Department of Polymer Engineering, Amirkabir University of Technology, P.O. Box: 15875-4413, Tehran, Iran

Abstract

Hypothesis: Modifications in chemical formulations of existing commercial polymerization catalysts may deteriorate other catalyst properties, especially stereo- and region-selectivity. Therefore, an absolute necessity for petrochemical polymerization facilities is to find feasible non-chemical routes for tailoring essential parameters, including molecular weight distribution (MWD) width, activity and fragmentation mechanism in order to modify existing catalytic systems. 
Methods: To this goal, use is made of a recently developed single-particle multipore model (MPM), which describes the reaction-diffusion processes involved in the heterogeneous olefin polymerization to investigate the impacts of initial catalyst porosity, initial catalyst particle size, bulk monomer concentration and pore size arrangement on the above-mentioned parameters. 

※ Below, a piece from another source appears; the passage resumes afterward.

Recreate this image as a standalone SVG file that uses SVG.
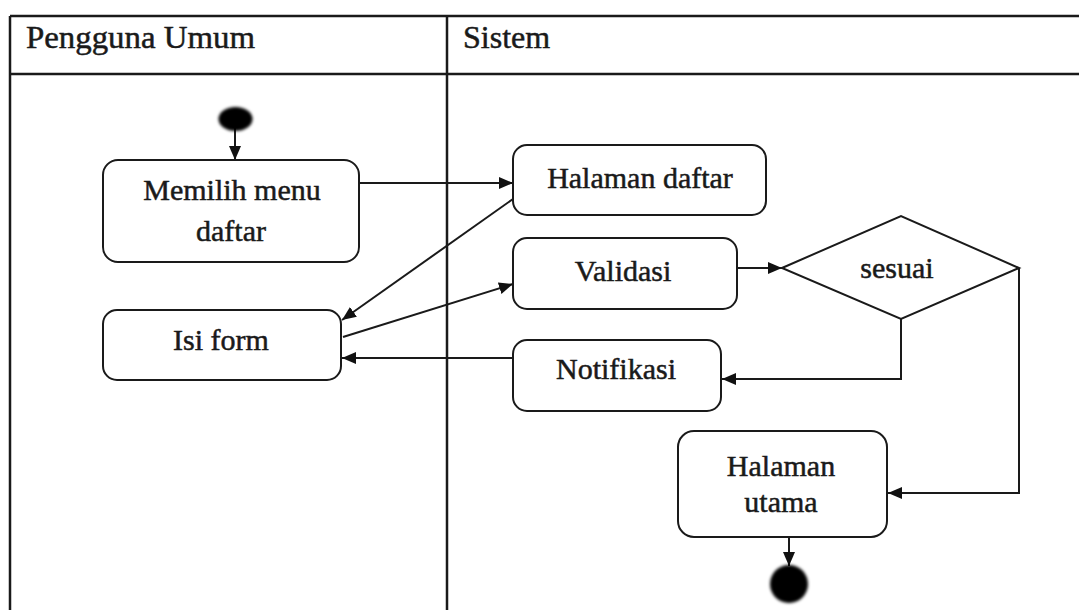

Findings: Modeling a supported Ziegler-Natta catalyst system showed that increasing the initial catalyst porosity or initial particle size or decreasing the bulk monomer concentration decreased the local reaction rate distribution width, resulting in narrower MWDs. Although, the polydispersity index generally changed oppositely due to its dependence on the location of the MWD in addition to its width. The model has elucidated and rationalized two unexplained experimental observations, i.e., increasing initial porosity reduces the catalyst activity in some studies and that polydispersity index generally changes irregularly and unpredictably with bulk monomer concentration. For the physical quantities studied in this work, the reaction rate is directly related to the MWD width, revealing that a trade-off between MWD width and yield should be sought for applications that require higher resistance to melt fracture phenomena, edge waviness and draw resonance. While, the reaction rate, MWD width and polydispersity index did not show any relationship with the participation ratio of the two fragmentation mechanisms. Increasing the initial catalyst porosity or the initial particle radius intensified the more preferred continuous bisection mechanism, thereby dropping the probability in fouling.